The $2.3-billion project by the small, British company London Mining would also bring diesel power plants, a road and a port near Greenland's capital Nuuk. It would supply China with much needed iron.
With global warming thawing its Arctic sea lanes, and global industry eyeing minerals under this barren island a quarter the size of the United States, the 57,000 Greenlanders are wrestling with opportunities that offer rich rewards but risk harming a pristine environment and a traditional society that is trying to make its own way in the world after centuries of European rule.
Scramble under way
Great expectations could lead to greater disappointments, for locals and investors. Yet a scramble for Greenland already may be under way, in which some see China trying to exploit the icebound territory as a staging ground in a global battle for Arctic resources and strategic control of new shipping routes.
Whether in iron, zinc or rare earth minerals vital for 21st-century technology like smartphones, China, the emerging economic superpower is eyeing investments in the Danish-ruled country whose own, increasingly autonomous, national government is looking further afield for investors.

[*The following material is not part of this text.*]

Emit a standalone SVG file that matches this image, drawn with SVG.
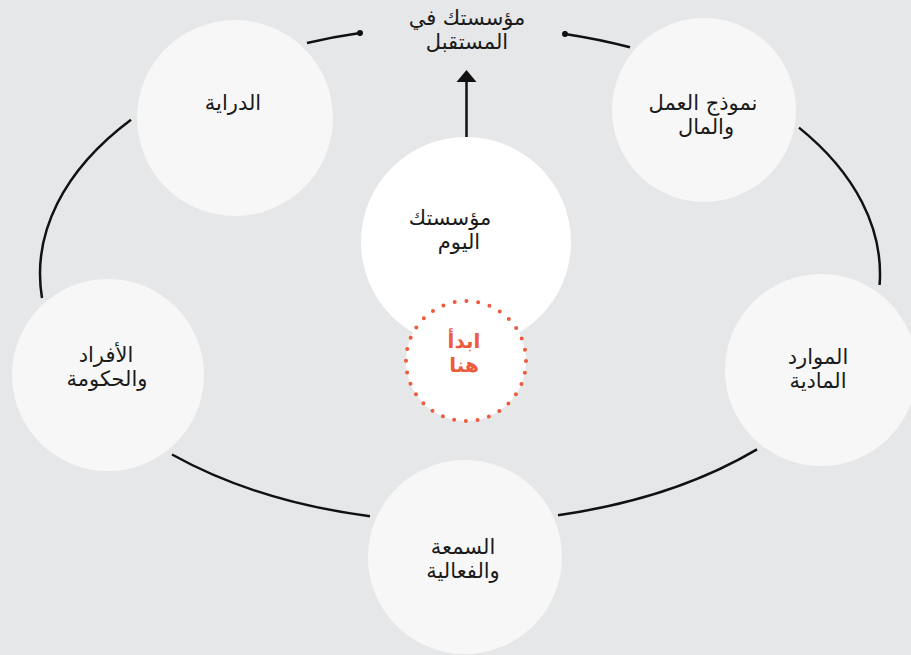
<svg xmlns="http://www.w3.org/2000/svg" width="911" height="655" viewBox="0 0 911 655">
<style>
.bg{fill:#e6e7e9}
.node{fill:#f7f7f7}
.lbl{font-family:"DejaVu Sans","Noto Sans",sans-serif;font-size:21px;fill:#1a1a1a;text-anchor:middle;direction:rtl}
.start{font-family:"DejaVu Sans","Noto Sans",sans-serif;font-size:20px;font-weight:bold;fill:#ee5a3c;text-anchor:middle;direction:rtl}
.arc{fill:none;stroke:#111;stroke-width:2.5}
</style>
<defs>
<marker id="dot" viewBox="0 0 6 6" refX="3" refY="3" markerWidth="6" markerHeight="6" markerUnits="userSpaceOnUse"><circle cx="3" cy="3" r="3" fill="#111"/></marker>
</defs>
<rect class="bg" x="0" y="0" width="911" height="655"/>
<g id="connectors">
<path class="arc" d="M307 43 A420 248 0 0 1 360 33.1" marker-end="url(#dot)"/>
<path class="arc" d="M565 33.9 A420 248 0 0 1 630 47.2" marker-start="url(#dot)"/>
<path class="arc" d="M42 298 A420 248 0 0 1 131 119.8"/>
<path class="arc" d="M799 127.6 A420 248 0 0 1 879.6 285"/>
<path class="arc" d="M370 516.2 A420 248 0 0 1 172 454.5"/>
<path class="arc" d="M757 449.4 A420 248 0 0 1 558 515.2"/>
<line x1="466.5" y1="137" x2="466.5" y2="80" stroke="#111" stroke-width="2.5"/>
<polygon points="456.5,82 476.5,82 466.5,70" fill="#111"/>
</g>
<g id="future">
<text class="lbl" x="467" y="25">مؤسستك في</text>
<text class="lbl" x="467" y="49">المستقبل</text>
</g>
<g id="awareness">
<circle class="node" cx="235" cy="118" r="98"/>
<text class="lbl" x="233" y="110">الدراية</text>
</g>
<g id="business-model">
<circle class="node" cx="704" cy="110" r="92"/>
<text class="lbl" x="703" y="110">نموذج العمل</text>
<text class="lbl" x="706" y="134">والمال</text>
</g>
<g id="today">
<circle cx="466" cy="242" r="105" fill="#ffffff"/>
<text class="lbl" x="450" y="225">مؤسستك</text>
<text class="lbl" x="459" y="249">اليوم</text>
</g>
<g id="start-here">
<circle cx="466" cy="361" r="60" fill="#ffffff" stroke="#ee5a3c" stroke-width="4" stroke-linecap="round" stroke-dasharray="0 11.78"/>
<text class="start" x="464" y="348">ابدأ</text>
<text class="start" x="464" y="372">هنا</text>
</g>
<g id="people">
<circle class="node" cx="108" cy="375" r="96"/>
<text class="lbl" x="106" y="362">الأفراد</text>
<text class="lbl" x="107" y="386">والحكومة</text>
</g>
<g id="physical-resources">
<circle class="node" cx="821" cy="370" r="96"/>
<text class="lbl" x="818" y="364">الموارد</text>
<text class="lbl" x="818" y="388">المادية</text>
</g>
<g id="reputation">
<circle class="node" cx="465" cy="557" r="97"/>
<text class="lbl" x="463" y="554">السمعة</text>
<text class="lbl" x="463" y="578">والفعالية</text>
</g>
</svg>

"This is not just a region of ice and polar bears," Prime Minister Kuupik Kleist told Reuters in the capital Nuuk, formerly known by its Danish name Godthab. "Developing countries are interested in a more political role in opening up of the Arctic. Greenland could serve as a stepping stone."
‘Polar Paranoia’?
Talk in Europe or North America of a Chinese grand design to take over the Arctic is mocked as overblown by many in Greenland -- an recent exhibition of cartoons recently in Nuuk featured one drawing of an iceberg, Greenland-shaped above the water line, and in the form of China below. Its caption: "Polar Paranoia."
Compared to its investments in Africa or Latin America, Beijing has a light footprint in the Arctic. In Greenland, not one mining or oil project has yet got off the ground. Appetite for exploration is tempered by political polarization, as Greenland's leaders square off over how to regulate and tax new wealth under a self-government regime just three years old.
"There are great expectations in Greenland, but no results," said Rasmus Ole Rasmussen, a senior researcher specializing in Arctic affairs at the Nordregio institute in Stockholm.
Still, transformation is approaching rapidly for a land still mostly inhabited by indigenous Inuits engaged in an economy dominated by fishing. And China may play a larger role in this than Europeans and North Americans find comfortable.
"It's fair to say countries like China and South Korea are far more active than Americans and Europeans in showing their interest in investing," said Kleist, who adds that the West, for which Greenland remains part of its Cold War-era NATO defense pact, can appear complacent, despite new geopolitical currents.
Two traffic lights, but a booming economy
In Nuuk, home to 16,000 people on the southwestern coast, 1,000 sea miles north of Newfoundland, there are just two traffic lights. But new construction is everywhere: gleaming office buildings that house foreign companies and even a new mall where one can buy olives and French cheeses -- for a price.
Greenland's Bureau of Minerals and Petroleum has now awarded overall some 150 licenses for mineral exploration compared with only a handful in existence a decade ago, with around $100 million spent by companies last year alone. Oil companies have spent more than $1 billion in exploring offshore.

That includes exploration of rare earth minerals, used in products from wind turbines to hybrid-powered cars. China currently accounts for the vast majority of the world's supply.
London Mining plans construction at the Isua iron ore deposit next year if Greenland gives the go-ahead. The project, which aims for finance from China, would ship some 15 million metric tons of iron ore annually from fjords near Nuuk to China.
An icebreaker completed China's first crossing of the Arctic Ocean this past summer, and diplomacy earlier in the year has also underlined China's interests in the north Atlantic.

Clinton: 'What is happening with rare earths'?
Premier Wen Jiabao began a tour of Europe in April with a visit to Iceland, population 320,000, where there has been much talk of a Chinese developer's bid to lease a vast tract of land.